[START]
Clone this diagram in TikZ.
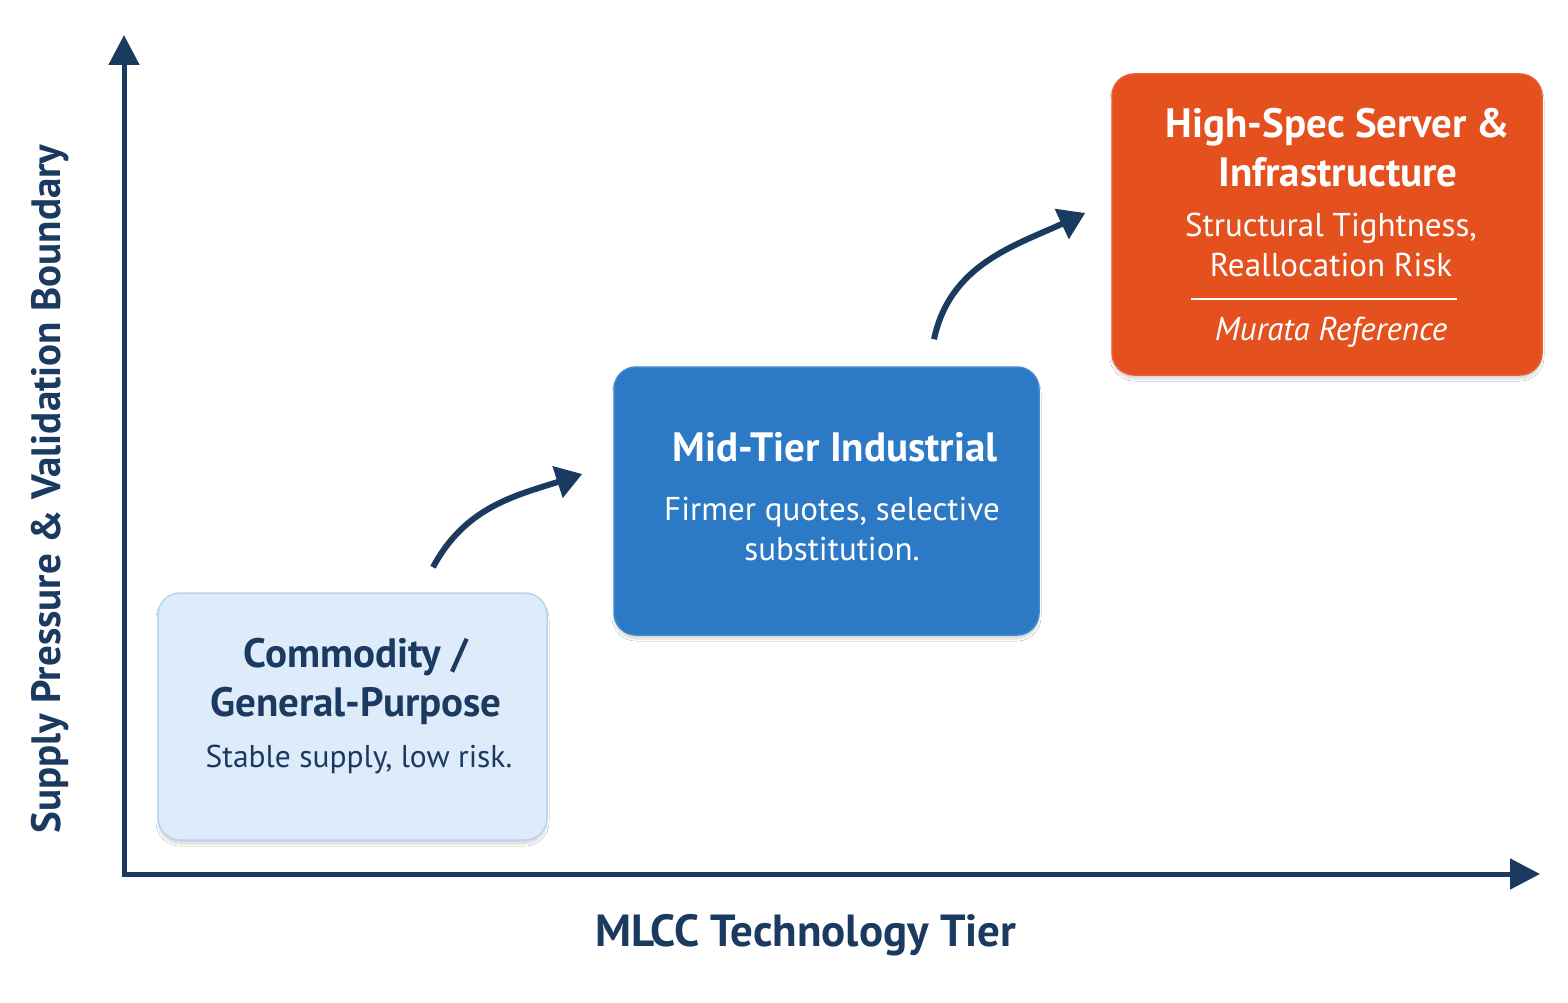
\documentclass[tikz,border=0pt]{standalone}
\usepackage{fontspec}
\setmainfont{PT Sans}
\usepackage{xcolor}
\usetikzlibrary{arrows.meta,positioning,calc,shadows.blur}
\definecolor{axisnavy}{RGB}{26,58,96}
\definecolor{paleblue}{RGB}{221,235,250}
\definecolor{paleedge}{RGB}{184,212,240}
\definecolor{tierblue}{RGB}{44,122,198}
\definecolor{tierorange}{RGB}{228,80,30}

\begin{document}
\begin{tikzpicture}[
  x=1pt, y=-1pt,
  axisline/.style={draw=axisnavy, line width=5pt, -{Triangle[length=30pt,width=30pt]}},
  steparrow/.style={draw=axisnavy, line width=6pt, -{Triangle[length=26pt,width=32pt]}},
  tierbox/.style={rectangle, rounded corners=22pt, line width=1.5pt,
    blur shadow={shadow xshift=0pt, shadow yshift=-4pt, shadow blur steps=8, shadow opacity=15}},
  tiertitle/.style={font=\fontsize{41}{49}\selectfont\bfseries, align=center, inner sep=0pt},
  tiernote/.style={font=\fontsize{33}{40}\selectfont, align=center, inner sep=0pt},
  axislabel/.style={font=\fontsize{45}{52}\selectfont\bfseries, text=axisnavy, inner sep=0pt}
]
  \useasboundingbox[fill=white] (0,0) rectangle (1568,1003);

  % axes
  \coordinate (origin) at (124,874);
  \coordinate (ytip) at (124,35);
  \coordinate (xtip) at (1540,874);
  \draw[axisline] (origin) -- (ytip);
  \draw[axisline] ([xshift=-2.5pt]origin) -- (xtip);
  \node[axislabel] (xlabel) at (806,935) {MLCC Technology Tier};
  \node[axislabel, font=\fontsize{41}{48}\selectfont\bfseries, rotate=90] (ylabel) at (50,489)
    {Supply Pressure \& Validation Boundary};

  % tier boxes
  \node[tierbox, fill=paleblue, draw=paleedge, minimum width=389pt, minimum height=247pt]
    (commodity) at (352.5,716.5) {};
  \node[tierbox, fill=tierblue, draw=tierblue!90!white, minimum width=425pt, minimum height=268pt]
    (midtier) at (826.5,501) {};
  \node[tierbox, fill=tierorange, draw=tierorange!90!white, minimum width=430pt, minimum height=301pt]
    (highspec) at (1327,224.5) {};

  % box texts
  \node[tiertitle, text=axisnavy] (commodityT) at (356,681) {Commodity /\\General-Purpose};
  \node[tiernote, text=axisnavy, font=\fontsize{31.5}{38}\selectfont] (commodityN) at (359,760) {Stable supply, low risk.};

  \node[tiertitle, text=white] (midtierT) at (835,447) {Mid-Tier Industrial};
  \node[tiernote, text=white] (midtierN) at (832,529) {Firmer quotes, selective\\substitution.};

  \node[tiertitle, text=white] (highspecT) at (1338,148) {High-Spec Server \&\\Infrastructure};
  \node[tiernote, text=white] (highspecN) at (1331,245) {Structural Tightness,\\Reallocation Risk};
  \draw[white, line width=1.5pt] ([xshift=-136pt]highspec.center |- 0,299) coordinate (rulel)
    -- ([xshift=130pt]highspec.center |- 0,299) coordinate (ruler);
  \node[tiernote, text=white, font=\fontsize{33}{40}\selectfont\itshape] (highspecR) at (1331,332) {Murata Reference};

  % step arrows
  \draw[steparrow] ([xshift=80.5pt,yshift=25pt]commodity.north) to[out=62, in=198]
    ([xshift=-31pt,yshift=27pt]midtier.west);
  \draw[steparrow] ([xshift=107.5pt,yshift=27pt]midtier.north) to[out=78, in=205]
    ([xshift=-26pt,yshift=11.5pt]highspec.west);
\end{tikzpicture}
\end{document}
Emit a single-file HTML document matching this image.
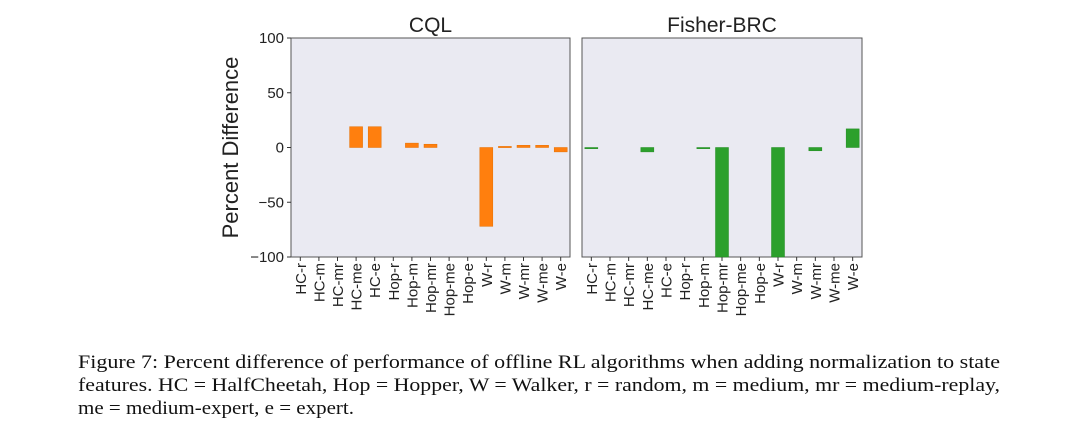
[END]
:: What is asked ::
Give again, word for word, every line from the top of the data above to the line holding "(0,0) rectangle (1568,1003);", inclusive, with the pictures left out.

:: Output for this exercise ::
Clone this diagram in TikZ.
\documentclass[tikz,border=0pt]{standalone}
\usepackage{fontspec}
\setmainfont{PT Sans}
\usepackage{xcolor}
\usetikzlibrary{arrows.meta,positioning,calc,shadows.blur}
\definecolor{axisnavy}{RGB}{26,58,96}
\definecolor{paleblue}{RGB}{221,235,250}
\definecolor{paleedge}{RGB}{184,212,240}
\definecolor{tierblue}{RGB}{44,122,198}
\definecolor{tierorange}{RGB}{228,80,30}

\begin{document}
\begin{tikzpicture}[
  x=1pt, y=-1pt,
  axisline/.style={draw=axisnavy, line width=5pt, -{Triangle[length=30pt,width=30pt]}},
  steparrow/.style={draw=axisnavy, line width=6pt, -{Triangle[length=26pt,width=32pt]}},
  tierbox/.style={rectangle, rounded corners=22pt, line width=1.5pt,
    blur shadow={shadow xshift=0pt, shadow yshift=-4pt, shadow blur steps=8, shadow opacity=15}},
  tiertitle/.style={font=\fontsize{41}{49}\selectfont\bfseries, align=center, inner sep=0pt},
  tiernote/.style={font=\fontsize{33}{40}\selectfont, align=center, inner sep=0pt},
  axislabel/.style={font=\fontsize{45}{52}\selectfont\bfseries, text=axisnavy, inner sep=0pt}
]
  \useasboundingbox[fill=white] (0,0) rectangle (1568,1003);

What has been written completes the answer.